The film then devolves into a mélange of meltdown scenes chronicling the end of Edie Sedgwick as a relevant person in the 1960s New York counterculture. Miller is generally very good in these scenes, if a little overbearing. The Weinsteins gave the film very limited release at the very end of 2006, apparently with the hope that Miller might be nominated for a Best Actress Oscar (a pipe dream of staggering proportions). Armed with this knowledge, one can see the film almost as a contrived bit of storytelling and mythmaking intended solely as a vehicle for Miller. The irony? Pearce as Warhol is far better than Miller as Edie.

And yet - there is something to be taken away from this picture, for a narrow band of the folks who might view it. That narrow band would be people who are familiar with Dylan’s work and know nothing of Edie Sedgwick - and this is a band of people that includes me.

While the truth about the relationship between Bob Dylan and Edie Sedgwick seems to be unclear, the literature does at least agree on this: that Sedgwick is likely the inspiration behind some of the tracks on Dylan’s Blonde On Blonde album - particulary the tracks “Just Like A Woman” and “Leopard-Skin Pillbox Hat.” If this is true, then it makes a strong case for the fact that Edie left some kind of indelible mark on Dylan.

More interesting, however, is the mark she might have had on one of Dylan’s other songs - “Like A Rolling Stone.” With no knowledge of Sedgwick, one can listen to “Like A Rolling Stone” and hear a man singing about a girl whose ups and downs in life parallel those of just about every person who has ever been born and raised with anything approaching privilege in the United States.

Inject the knowledge of Sedgwick gleaned from watching this movie, however, and the track suddenly becomes a biopic of this girl in its own right. It is far too simplistic to say that Dylan wrote the song specifically about Edie; but once you learn who Edie is and how her path intersected with Dylan’s, it is all but impossible not to see her in nearly every line of the song.

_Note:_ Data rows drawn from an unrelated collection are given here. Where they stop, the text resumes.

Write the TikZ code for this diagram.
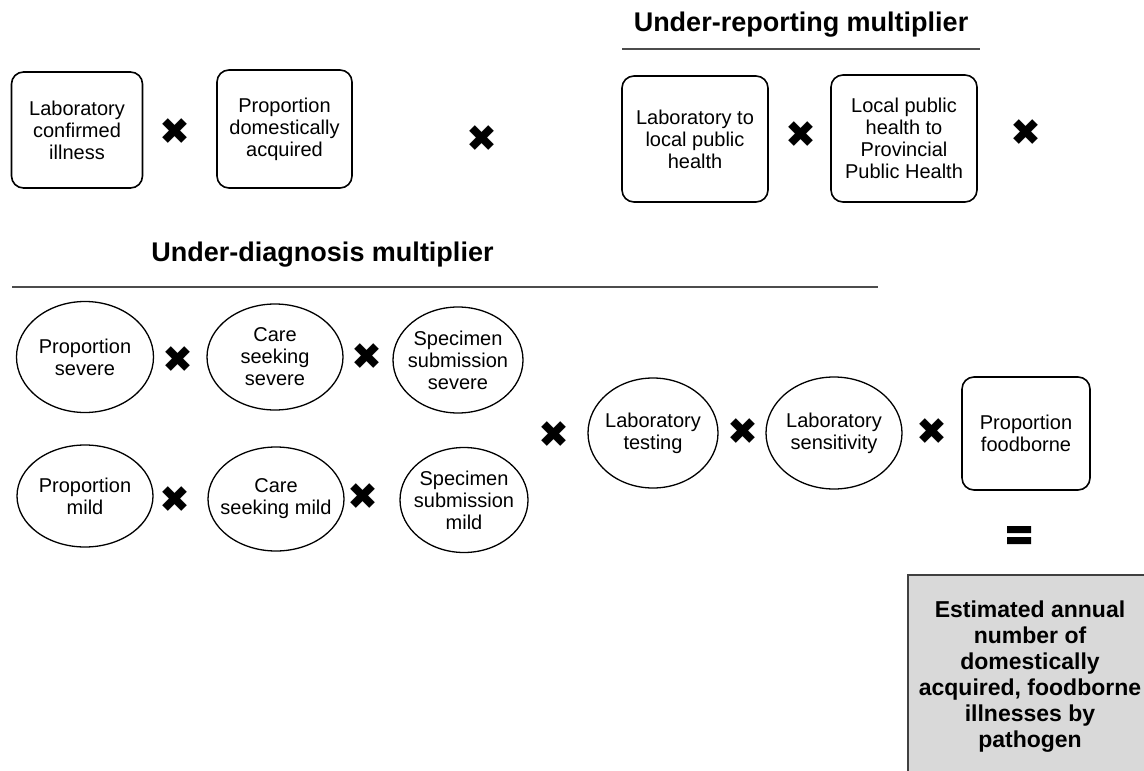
\documentclass[tikz,border=0pt]{standalone}
\usepackage{fontspec}
\setmainfont{Liberation Sans}
\newfontfamily\symfont{DejaVu Sans}
\usepackage{tikz}
\usetikzlibrary{shapes.geometric}
\tikzstyle{box} = [draw, rounded corners=6pt, line width=0.8pt, align=center, inner sep=0pt, font=\fontsize{10}{11}\selectfont]
\tikzstyle{oval} = [draw, ellipse, line width=0.65pt, align=center, inner sep=-4pt, font=\fontsize{10}{11}\selectfont]
\tikzstyle{times} = [inner sep=0pt, font=\symfont\fontsize{18.5}{18.5}\selectfont]
\tikzstyle{heading} = [font=\bfseries\fontsize{13.5}{16}\selectfont]
\tikzstyle{rule} = [line width=1.2pt, draw=black!70]

\begin{document}
\begin{tikzpicture}[x=0.5pt,y=-0.5pt]
\useasboundingbox (0,0) rectangle (1144,770);
% top row
\node[box, minimum width=65.5pt, minimum height=58pt] (labconf) at (77,130) {Laboratory\\confirmed\\illness};
\node[times] (x1) at (175,132) {✖};
\node[box, minimum width=67.5pt, minimum height=59pt] (domestic) at (284.5,129) {Proportion\\domestically\\acquired};
\node[times] (x2) at (482,139) {✖};
% under-reporting
\node[heading] (report) at (801,25) {Under-reporting multiplier};
\coordinate (rep1) at (622,49);
\coordinate (rep2) at (980,49);
\draw[rule] (rep1) -- (rep2);
\node[box, minimum width=73pt, minimum height=63pt] (labloc) at (695,139) {Laboratory to\\local public\\health};
\node[times] (x3) at (801,135) {✖};
\node[box, minimum width=73pt, minimum height=63.5pt] (locprov) at (904,138.5) {Local public\\health to\\Provincial\\Public Health};
\node[times] (x4) at (1026,133) {✖};
% under-diagnosis
\node[heading] (diag) at (322.5,255) {Under-diagnosis multiplier};
\coordinate (diag1) at (12,287);
\coordinate (diag2) at (878,287);
\draw[rule] (diag1) -- (diag2);
\node[oval, minimum width=68.5pt, minimum height=55.5pt] (sev) at (85,357) {Proportion\\severe};
\node[times] (xa) at (178,360) {✖};
\node[oval, minimum width=68pt, minimum height=53pt] (caresev) at (275,357) {Care\\seeking\\severe};
\node[times] (xb) at (367,357) {✖};
\node[oval, minimum width=65pt, minimum height=53pt] (specsev) at (458,360) {Specimen\\submission\\severe};
\node[oval, minimum width=68pt, minimum height=51pt] (mild) at (85,496) {Proportion\\mild};
\node[times] (xc) at (175,500) {✖};
\node[oval, minimum width=68pt, minimum height=52pt] (caremild) at (276,499) {Care\\seeking mild};
\node[times] (xd) at (363,497) {✖};
\node[oval, minimum width=64pt, minimum height=52.5pt] (specmild) at (464,500) {Specimen\\submission\\mild};
\node[times] (xe) at (554,435) {✖};
\node[oval, minimum width=65pt, minimum height=55pt] (labtest) at (653,433) {Laboratory\\testing};
\node[times] (xf) at (743,432) {✖};
\node[oval, minimum width=68pt, minimum height=56pt] (labsens) at (834,433) {Laboratory\\sensitivity};
\node[times] (xg) at (932,432) {✖};
\node[box, minimum width=64pt, minimum height=56.5pt] (food) at (1026,433.5) {Proportion\\foodborne};
% equals
\coordinate (eq) at (1019,535);
\fill[shift={(eq)}] (-12,-9) rectangle (12,-2) (-12,2) rectangle (12,9);
% result
\node[draw=black!75, fill=black!15, line width=0.8pt, minimum width=122pt, minimum height=102pt, align=center, font=\bfseries\fontsize{11.5}{13}\selectfont] (result) at (1030,677) {Estimated annual\\number of\\domestically\\acquired, foodborne\\illnesses by\\pathogen};
\end{tikzpicture}
\end{document}
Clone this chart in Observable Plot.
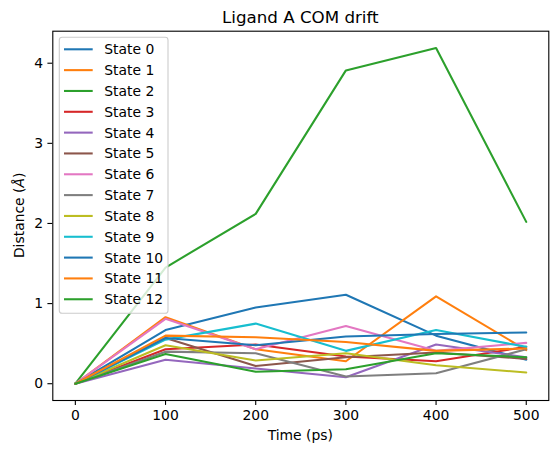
<!DOCTYPE html>
<html><head><meta charset="utf-8">
<script src="https://cdn.jsdelivr.net/npm/d3@7"></script>
<script src="https://cdn.jsdelivr.net/npm/@observablehq/plot@0.6"></script>
<style>body{margin:0;background:white}</style>
</head><body><div id="chart"></div>
<script>
const times = [0, 100, 200, 300, 400, 500];
const states = ["State 0","State 1","State 2","State 3","State 4","State 5","State 6","State 7","State 8","State 9","State 10","State 11","State 12"];
const colors = ["#1f77b4","#ff7f0e","#2ca02c","#d62728","#9467bd","#8c564b","#e377c2","#7f7f7f","#bcbd22","#17becf","#1f77b4","#ff7f0e","#2ca02c"];
const state0  = [0, 0.67, 0.95, 1.11, 0.60, 0.30];
const state1  = [0, 0.83, 0.43, 0.28, 1.09, 0.42];
const state2  = [0, 1.45, 2.12, 3.91, 4.19, 2.02];
const state3  = [0, 0.43, 0.49, 0.34, 0.28, 0.46];
const state4  = [0, 0.30, 0.19, 0.08, 0.49, 0.33];
const state5  = [0, 0.57, 0.22, 0.33, 0.39, 0.31];
const state6  = [0, 0.81, 0.43, 0.72, 0.41, 0.51];
const state7  = [0, 0.40, 0.38, 0.09, 0.13, 0.43];
const state8  = [0, 0.48, 0.29, 0.38, 0.23, 0.14];
const state9  = [0, 0.55, 0.75, 0.41, 0.67, 0.46];
const state10 = [0, 0.57, 0.48, 0.59, 0.62, 0.64];
const state11 = [0, 0.60, 0.58, 0.52, 0.41, 0.44];
const state12 = [0, 0.37, 0.15, 0.18, 0.38, 0.33];
const series = [state0,state1,state2,state3,state4,state5,state6,state7,state8,state9,state10,state11,state12];
const xTicks = [0, 100, 200, 300, 400, 500];
const yTicks = [0, 1, 2, 3, 4];
const title = "Ligand A COM drift";
const xLabel = "Time (ps)";

const data = states.flatMap((s, i) => times.map((t, j) => ({state: s, time: t, dist: series[i][j]})));

const W = 558, H = 453;
const mL = 52.3, mR = 9.7, mT = 30.7, mB = 53;

const svg = Plot.plot({
  width: W, height: H,
  marginLeft: mL, marginRight: mR, marginTop: mT, marginBottom: mB,
  style: {fontFamily: "DejaVu Sans", fontSize: "13.9px", background: "white", color: "black"},
  x: {domain: [-25, 525]},
  y: {domain: [-0.2095, 4.3995]},
  color: {domain: states, range: colors},
  marks: [
    Plot.line(data, {x: "time", y: "dist", z: "state", stroke: "state", strokeWidth: 2.08, strokeLinejoin: "round"}),
    Plot.frame({stroke: "black", strokeWidth: 1.1}),
    Plot.axisX(xTicks, {tickSize: 4.9, tickPadding: 4.9, strokeWidth: 1.1, label: null, fill: "black"}),
    Plot.axisY(yTicks, {tickSize: 4.9, tickPadding: 4.9, strokeWidth: 1.1, label: null, fill: "black", tickFormat: d => String(d)})
  ]
});
document.getElementById("chart").appendChild(svg);

const s = d3.select(svg);
const cx = mL + (W - mL - mR) / 2;
s.append("text").attr("x", cx).attr("y", 22.7).attr("text-anchor", "middle")
  .attr("font-size", "16.7px").attr("fill", "black").text(title);
s.append("text").attr("x", cx).attr("y", 439.5).attr("text-anchor", "middle")
  .attr("font-size", "13.9px").attr("fill", "black").text(xLabel);
const yl = s.append("text").attr("transform", `translate(23.5,${mT + (H - mT - mB) / 2}) rotate(-90)`)
  .attr("text-anchor", "middle").attr("font-size", "13.9px").attr("fill", "black");
yl.append("tspan").text("Distance (");
yl.append("tspan").attr("font-style", "italic").text("Å");
yl.append("tspan").text(")");

// legend
const lg = s.append("g").attr("text-anchor", "start");
lg.append("rect").attr("x", 59.3).attr("y", 37.3).attr("width", 108.7).attr("height", 276)
  .attr("rx", 2.8).attr("fill", "white").attr("fill-opacity", 0.8)
  .attr("stroke", "#cccccc").attr("stroke-width", 1.1);
states.forEach((st, i) => {
  const yy = 49.3 + i * 20.83;
  lg.append("line").attr("x1", 64).attr("x2", 92.7).attr("y1", yy).attr("y2", yy)
    .attr("stroke", colors[i]).attr("stroke-width", 2.08);
  lg.append("text").attr("x", 104.3).attr("y", yy).attr("dy", "0.36em").attr("text-anchor", "start")
    .attr("font-size", "13.9px").attr("fill", "black").text(st);
});
</script>
</body></html>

Dylan’s relationship with Joan Baez is much better known and chronicled than whatever might have been his relationship with Edie Sedgwick - the song “Positively 4th Street” is Dylan’s parting shot to Baez after their relationship ended, just as the Baez song “Diamonds And Rust” is her parting shot to him. But Baez got her hooks into Dylan early - shaping his career as a folk singer. Sedgwick came along later - as he was making the transition from folk star to rock star; and if whatever relationship they might have had so captivated Dylan that he was able to birth the album Blonde On Blonde and the song “Like A Rolling Stone,” well then...sitting through this movie is a small price to pay to bring one’s soul a bit closer to understanding the inspiration of probably the greatest singer-songwriter the world has ever known.